The visiting expert said a restorative approach started from a relational understanding of human beings, and what they need from one another.
"This means more than just that we live in relationships with one another. Of course this is true, but it says something more fundamental – that not only do we live this way but we could not live otherwise and that relationships are fundamental and formative, that who and what we are, who we can become, is formed and developed in and through relationships," she said.
"Once we see that we are relational, that we live in webs of relationship, some intimate and some broader social relationships, then we can also come to see that relationships can be positive or negative. For good or bad we are in this together.
"Indeed, isn't this the very core of the vision of a restorative community? The truth and knowledge of your connection to one another and how important it is to support and nurture good connections if you are to succeed together?
"But for as much as this is a story or picture of ourselves that fits with our lived experience, our knowledge of ourselves, it is not a truth that is reflected in many of our political and social institutions.
"We actually live, work and play in institutions, systems and community that are powerfully influenced by another story about who we are as people and what we need – a story of individualism.
"That says we are – or aim to become – independent individuals, able to pull ourselves up by our bootstraps, who should make our own decisions, see freedom as meaning lack of interference by others, as being left alone to do as we wish, who choose our relationships based on our self-interest and who need rights to protect us against the interference of others.
"When something goes wrong, we seek the individual who is responsible and ascribe blame and punishment, which is often about isolating or removing them from others in order to protect and deter.
"This story has profoundly shaped and affected our social and political institutions and our communities – in education, child protection, human resources, social services, human rights and justice.
"Yet despite the power of this story, our instincts and knowledge about who we are and what we need reveals itself in our frustrations with our existing systems and has resulted in significant innovations and reforms within systems.
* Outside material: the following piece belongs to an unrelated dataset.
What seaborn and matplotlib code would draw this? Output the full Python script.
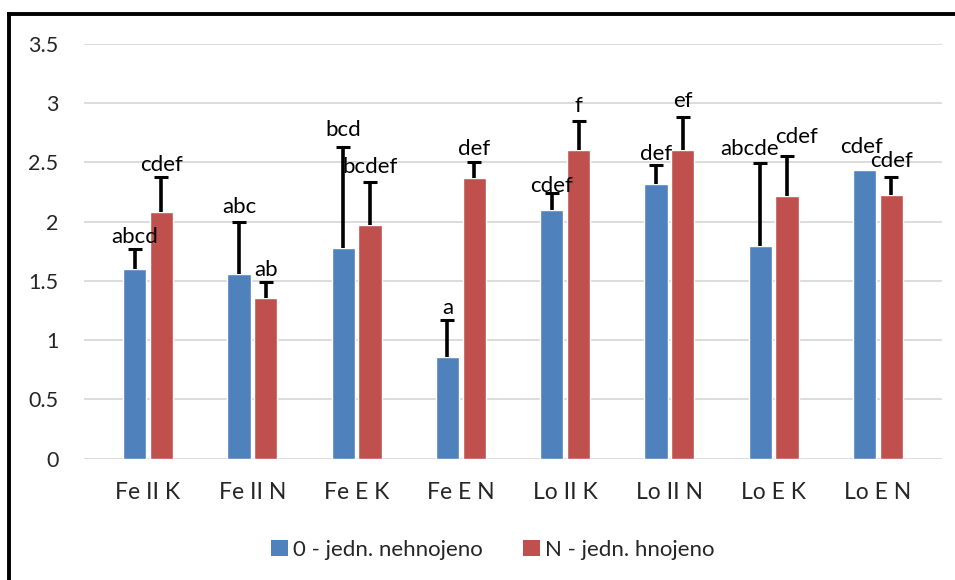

"Insofar as our systems and structures are based on a story of who we are as people, that is not true they will fail, and continue to fail, all of us.
"Real change then requires changing this story, and efforts at reform and innovation need to understand that what needs changing is not just what we do within the system but the logic and approach of our systems, structures and institutions, or our ways of doing things themselves.
"More than tinkering within the system is required. Change must be rooted in a different way of thinking about human beings and about what it means to be a community and how to build healthy and strong communities, restorative communities.
"It is focused on asking, 'How can we live and work in ways that foster the connections to one another that we need to be well, to be safe and to flourish?'
"Being a restorative city then means more than using lots of restorative practices; it has to be about more than the way you do things but about why you do them that way.
"It is a vision of what it means to be community, to live in community, to be part of the Canberra community."